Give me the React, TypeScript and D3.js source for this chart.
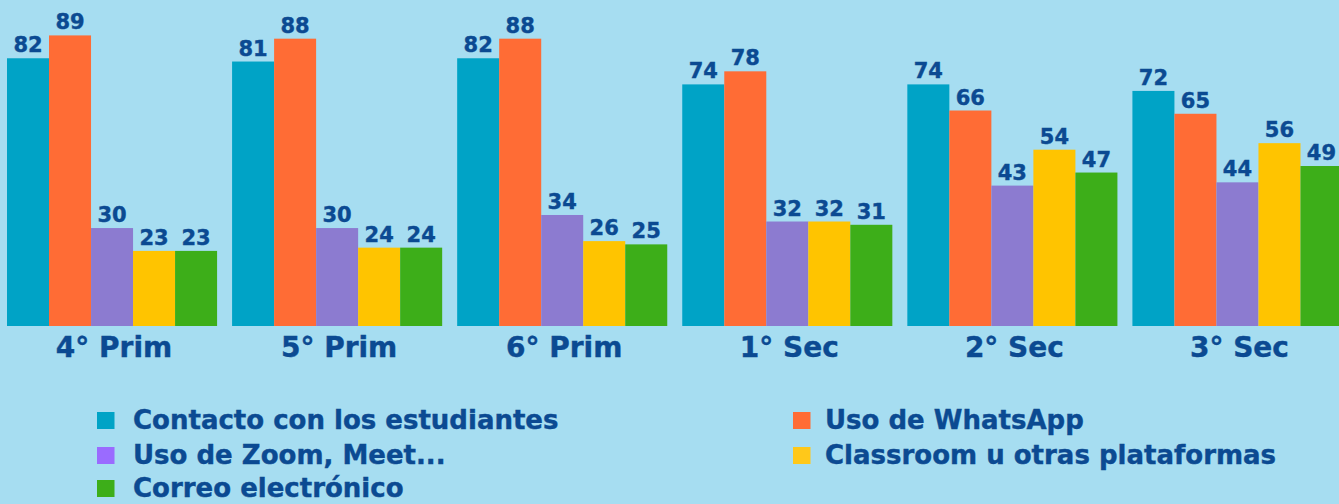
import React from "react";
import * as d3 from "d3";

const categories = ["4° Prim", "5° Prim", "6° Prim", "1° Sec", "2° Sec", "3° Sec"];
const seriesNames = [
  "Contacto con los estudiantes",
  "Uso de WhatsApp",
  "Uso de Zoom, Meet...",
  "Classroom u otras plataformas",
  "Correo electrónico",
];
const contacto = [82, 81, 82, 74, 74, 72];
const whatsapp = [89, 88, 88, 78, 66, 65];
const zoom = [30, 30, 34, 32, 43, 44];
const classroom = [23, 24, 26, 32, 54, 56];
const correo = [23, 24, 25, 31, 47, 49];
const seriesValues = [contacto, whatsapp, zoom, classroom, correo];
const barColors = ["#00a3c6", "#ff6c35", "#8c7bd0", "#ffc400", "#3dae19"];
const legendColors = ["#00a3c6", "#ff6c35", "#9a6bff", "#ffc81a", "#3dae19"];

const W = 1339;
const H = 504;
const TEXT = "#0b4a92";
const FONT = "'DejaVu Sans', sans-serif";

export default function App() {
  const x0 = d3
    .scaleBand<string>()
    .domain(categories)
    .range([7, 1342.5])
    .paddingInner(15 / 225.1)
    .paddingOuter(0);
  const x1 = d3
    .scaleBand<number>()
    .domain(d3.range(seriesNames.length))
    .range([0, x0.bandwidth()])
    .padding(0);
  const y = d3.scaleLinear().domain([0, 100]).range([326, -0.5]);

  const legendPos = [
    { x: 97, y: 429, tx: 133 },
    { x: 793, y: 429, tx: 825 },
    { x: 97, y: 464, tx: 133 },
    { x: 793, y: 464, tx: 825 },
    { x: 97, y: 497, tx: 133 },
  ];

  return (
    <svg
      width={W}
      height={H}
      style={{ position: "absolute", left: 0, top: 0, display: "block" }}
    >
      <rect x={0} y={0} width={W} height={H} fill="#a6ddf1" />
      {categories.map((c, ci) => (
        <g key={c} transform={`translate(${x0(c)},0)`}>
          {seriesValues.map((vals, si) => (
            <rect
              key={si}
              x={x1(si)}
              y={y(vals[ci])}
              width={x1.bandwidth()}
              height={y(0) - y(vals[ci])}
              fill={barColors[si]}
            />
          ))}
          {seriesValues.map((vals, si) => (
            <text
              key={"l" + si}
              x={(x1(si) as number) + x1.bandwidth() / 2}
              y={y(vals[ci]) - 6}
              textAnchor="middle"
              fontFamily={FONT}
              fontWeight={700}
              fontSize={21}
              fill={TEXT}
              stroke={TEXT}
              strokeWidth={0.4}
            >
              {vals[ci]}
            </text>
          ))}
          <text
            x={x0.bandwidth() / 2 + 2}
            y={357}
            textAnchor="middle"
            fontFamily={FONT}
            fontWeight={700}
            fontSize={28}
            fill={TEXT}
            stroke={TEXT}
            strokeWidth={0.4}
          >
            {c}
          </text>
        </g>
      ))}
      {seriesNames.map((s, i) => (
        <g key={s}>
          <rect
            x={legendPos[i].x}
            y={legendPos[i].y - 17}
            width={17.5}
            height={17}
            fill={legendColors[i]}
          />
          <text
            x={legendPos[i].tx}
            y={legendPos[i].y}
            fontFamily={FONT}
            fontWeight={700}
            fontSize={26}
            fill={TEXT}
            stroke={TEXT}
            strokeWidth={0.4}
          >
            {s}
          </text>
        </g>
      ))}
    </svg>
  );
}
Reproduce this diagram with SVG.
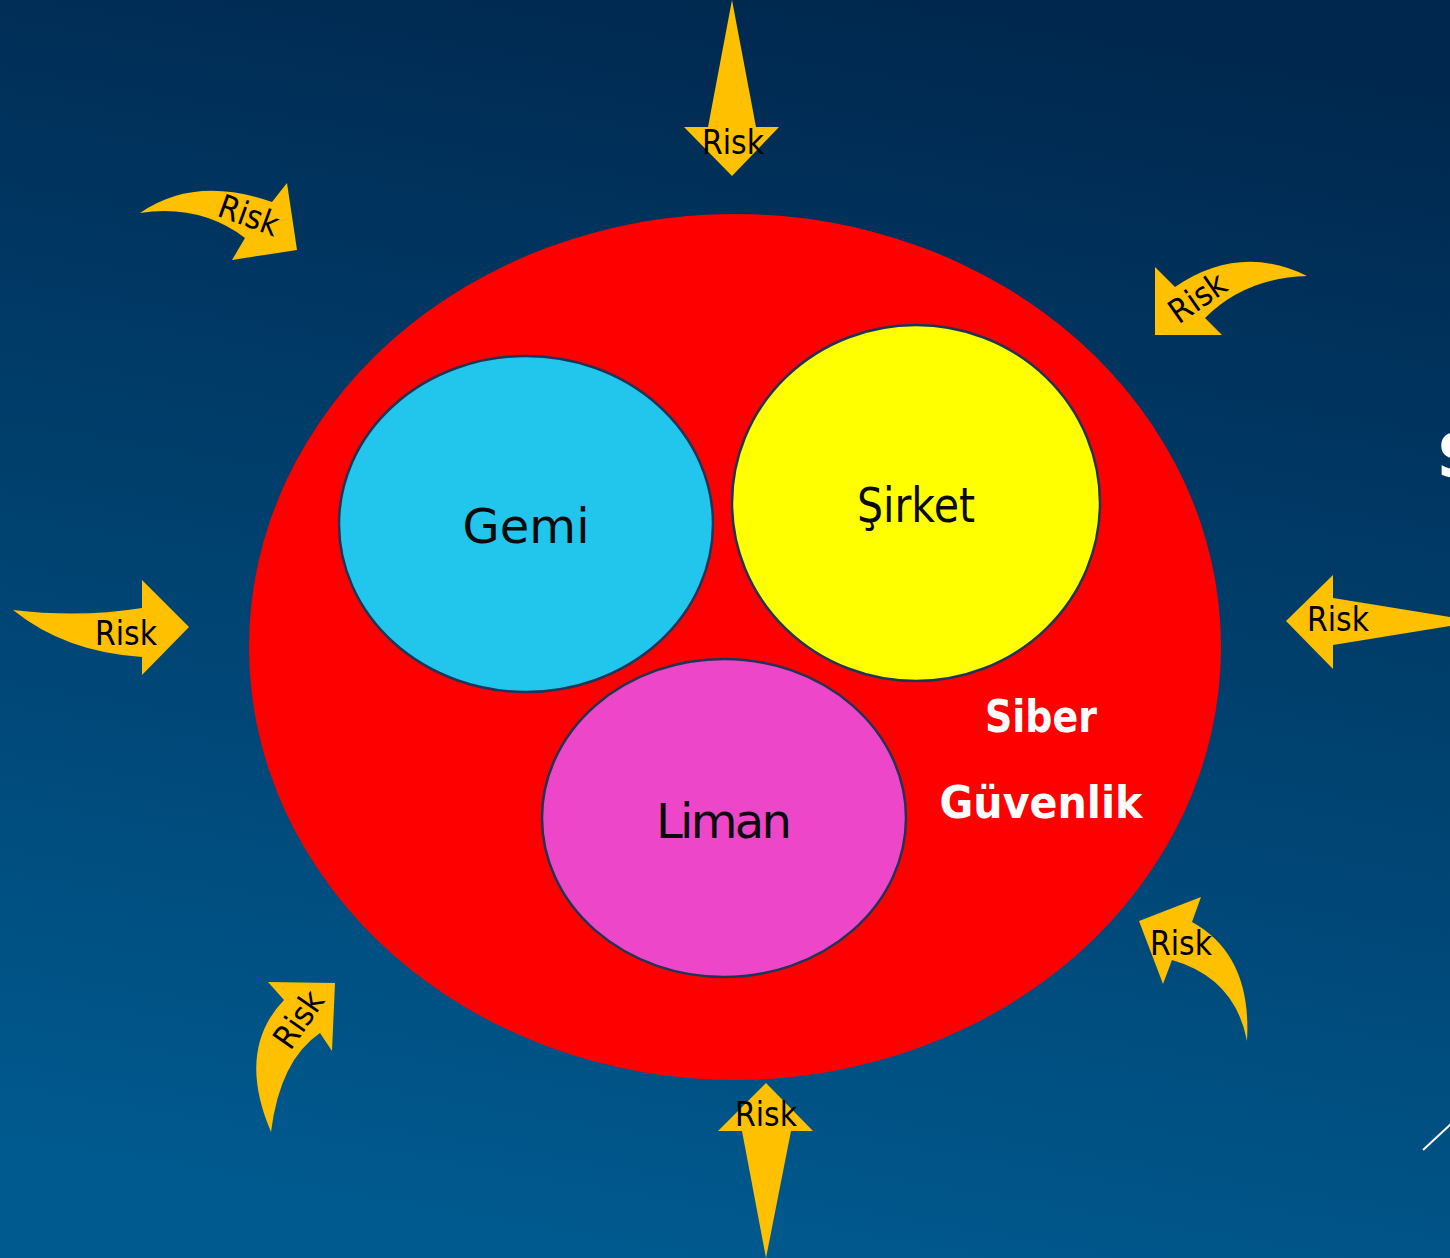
--
**WHAT YOU ARE ASKED TO DO:** Restate word for word only the lines from where the entries begin through the one with "import * as"; omit the pictures.

**THE COMPLETED TASK:**
Give me the React, TypeScript and D3.js source for this chart.
import React from "react";
import * as d3 from "d3";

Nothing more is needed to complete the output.